TASK STATEMENT: Copy every line from the records below that holds the word "this".

RAW RECORDS:
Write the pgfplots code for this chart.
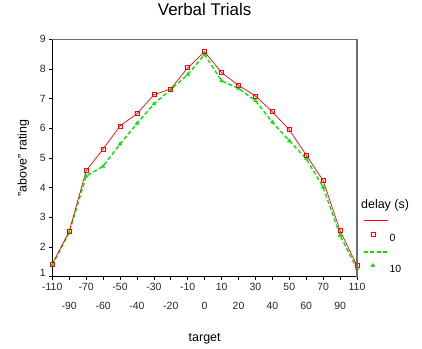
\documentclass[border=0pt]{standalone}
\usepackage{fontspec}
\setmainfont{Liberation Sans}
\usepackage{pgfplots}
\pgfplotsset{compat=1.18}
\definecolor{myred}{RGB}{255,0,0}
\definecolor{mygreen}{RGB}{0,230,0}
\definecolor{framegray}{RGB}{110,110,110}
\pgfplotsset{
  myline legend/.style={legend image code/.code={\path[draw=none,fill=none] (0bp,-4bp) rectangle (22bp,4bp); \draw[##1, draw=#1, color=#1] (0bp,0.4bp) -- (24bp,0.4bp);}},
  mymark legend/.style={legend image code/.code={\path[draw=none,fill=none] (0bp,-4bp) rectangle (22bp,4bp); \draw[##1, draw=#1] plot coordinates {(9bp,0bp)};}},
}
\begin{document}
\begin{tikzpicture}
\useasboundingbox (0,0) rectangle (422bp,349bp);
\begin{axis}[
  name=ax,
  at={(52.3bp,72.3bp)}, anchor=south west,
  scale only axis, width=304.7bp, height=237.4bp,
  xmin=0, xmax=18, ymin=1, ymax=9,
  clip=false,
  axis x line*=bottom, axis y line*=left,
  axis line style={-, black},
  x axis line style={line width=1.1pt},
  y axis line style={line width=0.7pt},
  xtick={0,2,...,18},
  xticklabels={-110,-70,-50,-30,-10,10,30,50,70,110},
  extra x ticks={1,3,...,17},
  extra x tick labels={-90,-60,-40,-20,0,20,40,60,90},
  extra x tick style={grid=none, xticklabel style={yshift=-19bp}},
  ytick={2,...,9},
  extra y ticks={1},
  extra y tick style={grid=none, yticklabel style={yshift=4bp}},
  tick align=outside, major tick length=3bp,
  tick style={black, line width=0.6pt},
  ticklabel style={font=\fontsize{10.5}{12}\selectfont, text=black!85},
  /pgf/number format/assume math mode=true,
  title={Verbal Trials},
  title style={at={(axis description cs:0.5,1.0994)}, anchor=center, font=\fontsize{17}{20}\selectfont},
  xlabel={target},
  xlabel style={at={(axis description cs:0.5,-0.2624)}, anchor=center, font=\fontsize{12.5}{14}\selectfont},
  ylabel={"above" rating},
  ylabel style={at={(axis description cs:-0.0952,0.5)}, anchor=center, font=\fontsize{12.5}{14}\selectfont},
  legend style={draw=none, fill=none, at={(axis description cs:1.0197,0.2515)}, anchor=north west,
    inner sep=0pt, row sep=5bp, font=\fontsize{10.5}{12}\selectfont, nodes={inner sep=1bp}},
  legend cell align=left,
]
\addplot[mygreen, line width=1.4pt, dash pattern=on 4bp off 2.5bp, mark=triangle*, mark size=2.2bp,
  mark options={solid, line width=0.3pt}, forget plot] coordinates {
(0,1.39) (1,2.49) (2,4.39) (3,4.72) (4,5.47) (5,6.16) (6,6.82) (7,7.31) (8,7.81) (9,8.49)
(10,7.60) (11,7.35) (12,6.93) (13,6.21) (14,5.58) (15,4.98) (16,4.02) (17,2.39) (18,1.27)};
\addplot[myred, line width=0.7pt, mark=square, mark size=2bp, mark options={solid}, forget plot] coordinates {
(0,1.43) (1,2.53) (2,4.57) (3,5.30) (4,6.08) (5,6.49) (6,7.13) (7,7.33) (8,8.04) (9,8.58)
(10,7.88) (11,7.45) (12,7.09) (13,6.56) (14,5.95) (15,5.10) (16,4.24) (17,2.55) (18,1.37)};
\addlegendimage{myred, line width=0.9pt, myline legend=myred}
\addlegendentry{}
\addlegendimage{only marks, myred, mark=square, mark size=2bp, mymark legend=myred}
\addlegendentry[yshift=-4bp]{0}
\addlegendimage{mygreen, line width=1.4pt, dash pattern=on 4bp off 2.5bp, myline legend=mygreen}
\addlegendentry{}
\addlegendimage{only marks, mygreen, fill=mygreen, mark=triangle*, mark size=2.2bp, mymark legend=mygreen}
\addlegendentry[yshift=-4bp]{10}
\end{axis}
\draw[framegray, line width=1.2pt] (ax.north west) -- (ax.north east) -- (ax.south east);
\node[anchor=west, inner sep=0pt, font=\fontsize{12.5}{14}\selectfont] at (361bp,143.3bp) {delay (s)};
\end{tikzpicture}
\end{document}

---

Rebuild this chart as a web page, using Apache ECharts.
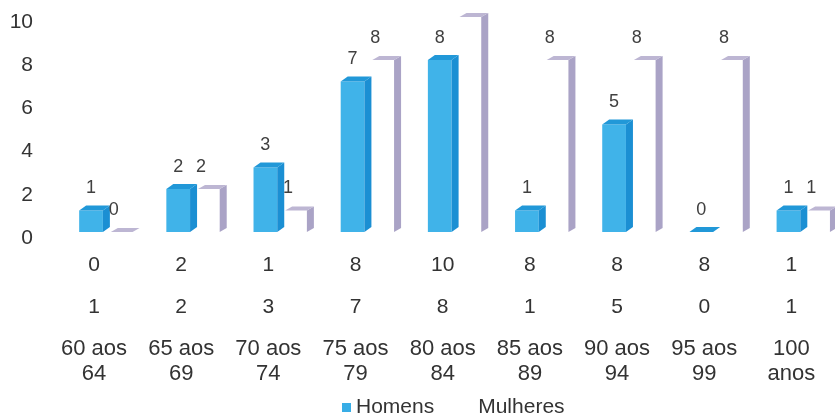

WRITTEN ANSWER:
Write the pgfplots code for this chart.
Rebuild this chart as a web page, using Apache ECharts.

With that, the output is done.